Work instructions: Go through the material and write it all out exactly, minus the pictures.

═══ Available data

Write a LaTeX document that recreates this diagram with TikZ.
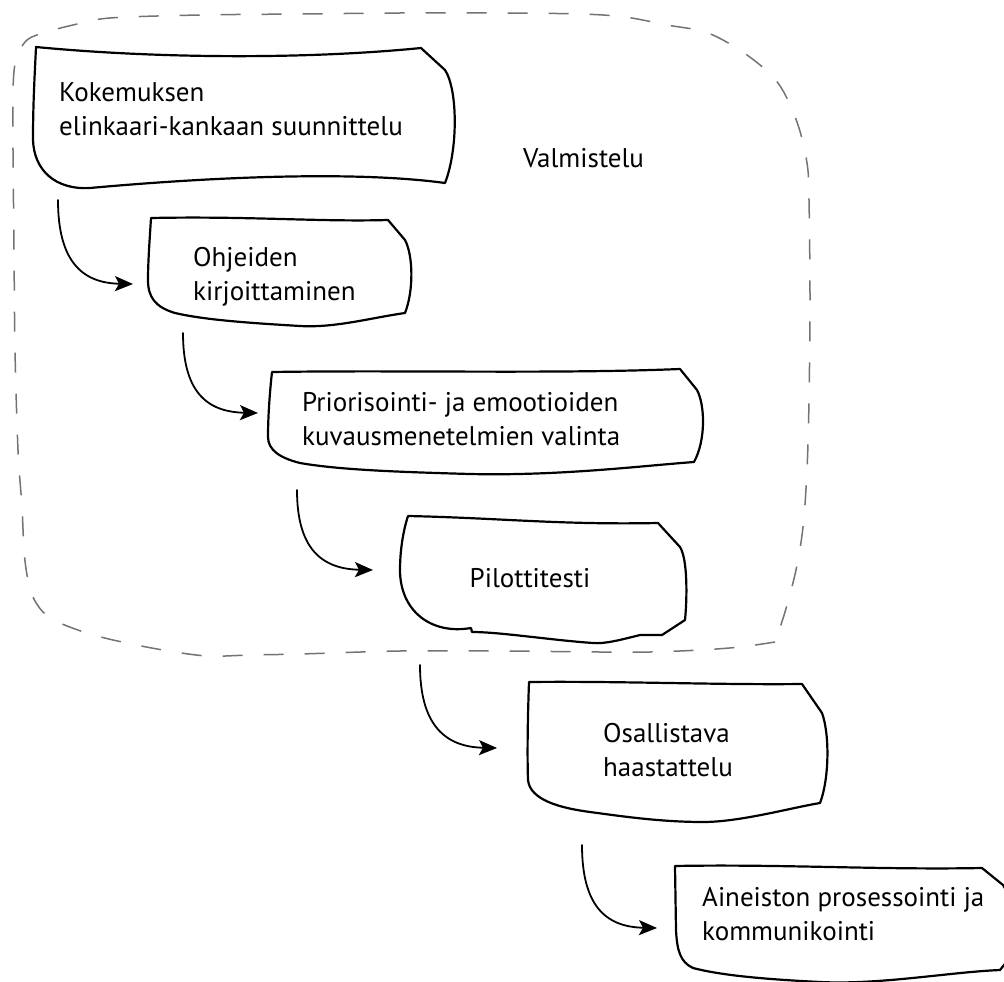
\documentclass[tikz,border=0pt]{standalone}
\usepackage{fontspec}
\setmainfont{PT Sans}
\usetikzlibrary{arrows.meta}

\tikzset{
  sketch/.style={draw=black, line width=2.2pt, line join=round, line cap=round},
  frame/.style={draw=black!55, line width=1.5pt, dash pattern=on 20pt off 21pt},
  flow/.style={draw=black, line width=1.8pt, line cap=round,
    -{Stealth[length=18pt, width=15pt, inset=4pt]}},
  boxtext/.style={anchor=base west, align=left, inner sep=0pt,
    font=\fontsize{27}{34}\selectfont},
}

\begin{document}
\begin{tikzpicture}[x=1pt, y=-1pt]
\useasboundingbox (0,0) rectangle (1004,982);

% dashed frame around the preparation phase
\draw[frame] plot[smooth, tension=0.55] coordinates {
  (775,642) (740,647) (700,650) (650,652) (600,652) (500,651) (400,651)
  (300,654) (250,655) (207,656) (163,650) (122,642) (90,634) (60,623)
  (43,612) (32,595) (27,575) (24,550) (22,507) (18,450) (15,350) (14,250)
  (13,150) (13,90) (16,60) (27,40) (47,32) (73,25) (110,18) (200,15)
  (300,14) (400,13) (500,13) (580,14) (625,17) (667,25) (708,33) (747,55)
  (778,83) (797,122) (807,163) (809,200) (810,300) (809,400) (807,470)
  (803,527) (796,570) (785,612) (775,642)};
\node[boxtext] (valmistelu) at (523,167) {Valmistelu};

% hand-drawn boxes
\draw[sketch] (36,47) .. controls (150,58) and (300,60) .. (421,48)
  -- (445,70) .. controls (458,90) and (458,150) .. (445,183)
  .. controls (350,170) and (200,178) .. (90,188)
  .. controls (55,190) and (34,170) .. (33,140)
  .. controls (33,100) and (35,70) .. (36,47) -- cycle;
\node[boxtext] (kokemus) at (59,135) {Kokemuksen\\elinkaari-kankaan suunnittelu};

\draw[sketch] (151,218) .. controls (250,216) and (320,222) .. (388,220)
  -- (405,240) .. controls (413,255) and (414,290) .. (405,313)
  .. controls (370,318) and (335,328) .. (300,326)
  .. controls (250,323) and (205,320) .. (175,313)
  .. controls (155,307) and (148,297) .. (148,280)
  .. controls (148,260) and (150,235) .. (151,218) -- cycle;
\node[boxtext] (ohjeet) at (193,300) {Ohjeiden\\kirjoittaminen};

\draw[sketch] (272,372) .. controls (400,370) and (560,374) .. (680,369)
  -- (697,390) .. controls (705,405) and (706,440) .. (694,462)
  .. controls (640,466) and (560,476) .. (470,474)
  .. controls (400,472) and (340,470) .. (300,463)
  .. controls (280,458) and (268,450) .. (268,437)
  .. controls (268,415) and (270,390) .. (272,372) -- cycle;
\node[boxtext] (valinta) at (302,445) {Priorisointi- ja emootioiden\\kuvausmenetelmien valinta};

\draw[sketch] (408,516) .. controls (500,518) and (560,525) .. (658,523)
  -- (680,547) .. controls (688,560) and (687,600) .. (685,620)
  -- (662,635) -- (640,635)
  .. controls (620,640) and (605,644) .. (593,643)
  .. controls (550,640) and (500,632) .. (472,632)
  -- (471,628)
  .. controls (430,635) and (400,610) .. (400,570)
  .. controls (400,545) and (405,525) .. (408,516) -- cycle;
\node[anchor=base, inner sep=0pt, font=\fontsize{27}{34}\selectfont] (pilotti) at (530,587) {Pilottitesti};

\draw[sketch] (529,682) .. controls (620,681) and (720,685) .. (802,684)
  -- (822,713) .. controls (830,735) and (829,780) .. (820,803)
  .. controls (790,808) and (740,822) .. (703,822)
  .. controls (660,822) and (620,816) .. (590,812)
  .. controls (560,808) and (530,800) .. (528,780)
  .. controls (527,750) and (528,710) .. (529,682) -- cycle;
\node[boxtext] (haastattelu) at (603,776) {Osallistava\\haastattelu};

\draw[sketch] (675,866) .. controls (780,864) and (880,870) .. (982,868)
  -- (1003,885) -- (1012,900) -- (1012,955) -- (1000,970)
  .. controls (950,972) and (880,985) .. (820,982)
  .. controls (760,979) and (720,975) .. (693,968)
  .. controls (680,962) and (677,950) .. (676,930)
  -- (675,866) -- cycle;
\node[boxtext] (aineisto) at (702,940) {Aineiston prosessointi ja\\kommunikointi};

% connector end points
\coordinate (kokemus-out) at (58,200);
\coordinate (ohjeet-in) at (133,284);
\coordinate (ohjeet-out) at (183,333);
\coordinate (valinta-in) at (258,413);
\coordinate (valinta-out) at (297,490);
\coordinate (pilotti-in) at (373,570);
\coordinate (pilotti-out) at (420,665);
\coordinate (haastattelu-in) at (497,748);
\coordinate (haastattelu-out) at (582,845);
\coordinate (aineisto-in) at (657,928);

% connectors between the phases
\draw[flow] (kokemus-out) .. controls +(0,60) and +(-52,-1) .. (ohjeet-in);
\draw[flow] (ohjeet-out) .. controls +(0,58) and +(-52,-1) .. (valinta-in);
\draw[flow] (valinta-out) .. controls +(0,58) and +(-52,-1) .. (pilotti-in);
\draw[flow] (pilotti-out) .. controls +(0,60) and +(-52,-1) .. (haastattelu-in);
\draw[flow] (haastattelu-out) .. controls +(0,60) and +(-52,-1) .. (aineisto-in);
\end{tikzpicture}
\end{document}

══════

Solution to this task:
Write a LaTeX document that recreates this diagram with TikZ.
\documentclass[tikz,border=0pt]{standalone}
\usepackage{fontspec}
\setmainfont{PT Sans}
\usetikzlibrary{arrows.meta}

\tikzset{
  sketch/.style={draw=black, line width=2.2pt, line join=round, line cap=round},
  frame/.style={draw=black!55, line width=1.5pt, dash pattern=on 20pt off 21pt},
  flow/.style={draw=black, line width=1.8pt, line cap=round,
    -{Stealth[length=18pt, width=15pt, inset=4pt]}},
  boxtext/.style={anchor=base west, align=left, inner sep=0pt,
    font=\fontsize{27}{34}\selectfont},
}

\begin{document}
\begin{tikzpicture}[x=1pt, y=-1pt]
\useasboundingbox (0,0) rectangle (1004,982);

% dashed frame around the preparation phase
\draw[frame] plot[smooth, tension=0.55] coordinates {
  (775,642) (740,647) (700,650) (650,652) (600,652) (500,651) (400,651)
  (300,654) (250,655) (207,656) (163,650) (122,642) (90,634) (60,623)
  (43,612) (32,595) (27,575) (24,550) (22,507) (18,450) (15,350) (14,250)
  (13,150) (13,90) (16,60) (27,40) (47,32) (73,25) (110,18) (200,15)
  (300,14) (400,13) (500,13) (580,14) (625,17) (667,25) (708,33) (747,55)
  (778,83) (797,122) (807,163) (809,200) (810,300) (809,400) (807,470)
  (803,527) (796,570) (785,612) (775,642)};
\node[boxtext] (valmistelu) at (523,167) {Valmistelu};

% hand-drawn boxes
\draw[sketch] (36,47) .. controls (150,58) and (300,60) .. (421,48)
  -- (445,70) .. controls (458,90) and (458,150) .. (445,183)
  .. controls (350,170) and (200,178) .. (90,188)
  .. controls (55,190) and (34,170) .. (33,140)
  .. controls (33,100) and (35,70) .. (36,47) -- cycle;
\node[boxtext] (kokemus) at (59,135) {Kokemuksen\\elinkaari-kankaan suunnittelu};

\draw[sketch] (151,218) .. controls (250,216) and (320,222) .. (388,220)
  -- (405,240) .. controls (413,255) and (414,290) .. (405,313)
  .. controls (370,318) and (335,328) .. (300,326)
  .. controls (250,323) and (205,320) .. (175,313)
  .. controls (155,307) and (148,297) .. (148,280)
  .. controls (148,260) and (150,235) .. (151,218) -- cycle;
\node[boxtext] (ohjeet) at (193,300) {Ohjeiden\\kirjoittaminen};

\draw[sketch] (272,372) .. controls (400,370) and (560,374) .. (680,369)
  -- (697,390) .. controls (705,405) and (706,440) .. (694,462)
  .. controls (640,466) and (560,476) .. (470,474)
  .. controls (400,472) and (340,470) .. (300,463)
  .. controls (280,458) and (268,450) .. (268,437)
  .. controls (268,415) and (270,390) .. (272,372) -- cycle;
\node[boxtext] (valinta) at (302,445) {Priorisointi- ja emootioiden\\kuvausmenetelmien valinta};

\draw[sketch] (408,516) .. controls (500,518) and (560,525) .. (658,523)
  -- (680,547) .. controls (688,560) and (687,600) .. (685,620)
  -- (662,635) -- (640,635)
  .. controls (620,640) and (605,644) .. (593,643)
  .. controls (550,640) and (500,632) .. (472,632)
  -- (471,628)
  .. controls (430,635) and (400,610) .. (400,570)
  .. controls (400,545) and (405,525) .. (408,516) -- cycle;
\node[anchor=base, inner sep=0pt, font=\fontsize{27}{34}\selectfont] (pilotti) at (530,587) {Pilottitesti};

\draw[sketch] (529,682) .. controls (620,681) and (720,685) .. (802,684)
  -- (822,713) .. controls (830,735) and (829,780) .. (820,803)
  .. controls (790,808) and (740,822) .. (703,822)
  .. controls (660,822) and (620,816) .. (590,812)
  .. controls (560,808) and (530,800) .. (528,780)
  .. controls (527,750) and (528,710) .. (529,682) -- cycle;
\node[boxtext] (haastattelu) at (603,776) {Osallistava\\haastattelu};

\draw[sketch] (675,866) .. controls (780,864) and (880,870) .. (982,868)
  -- (1003,885) -- (1012,900) -- (1012,955) -- (1000,970)
  .. controls (950,972) and (880,985) .. (820,982)
  .. controls (760,979) and (720,975) .. (693,968)
  .. controls (680,962) and (677,950) .. (676,930)
  -- (675,866) -- cycle;
\node[boxtext] (aineisto) at (702,940) {Aineiston prosessointi ja\\kommunikointi};

% connector end points
\coordinate (kokemus-out) at (58,200);
\coordinate (ohjeet-in) at (133,284);
\coordinate (ohjeet-out) at (183,333);
\coordinate (valinta-in) at (258,413);
\coordinate (valinta-out) at (297,490);
\coordinate (pilotti-in) at (373,570);
\coordinate (pilotti-out) at (420,665);
\coordinate (haastattelu-in) at (497,748);
\coordinate (haastattelu-out) at (582,845);
\coordinate (aineisto-in) at (657,928);

% connectors between the phases
\draw[flow] (kokemus-out) .. controls +(0,60) and +(-52,-1) .. (ohjeet-in);
\draw[flow] (ohjeet-out) .. controls +(0,58) and +(-52,-1) .. (valinta-in);
\draw[flow] (valinta-out) .. controls +(0,58) and +(-52,-1) .. (pilotti-in);
\draw[flow] (pilotti-out) .. controls +(0,60) and +(-52,-1) .. (haastattelu-in);
\draw[flow] (haastattelu-out) .. controls +(0,60) and +(-52,-1) .. (aineisto-in);
\end{tikzpicture}
\end{document}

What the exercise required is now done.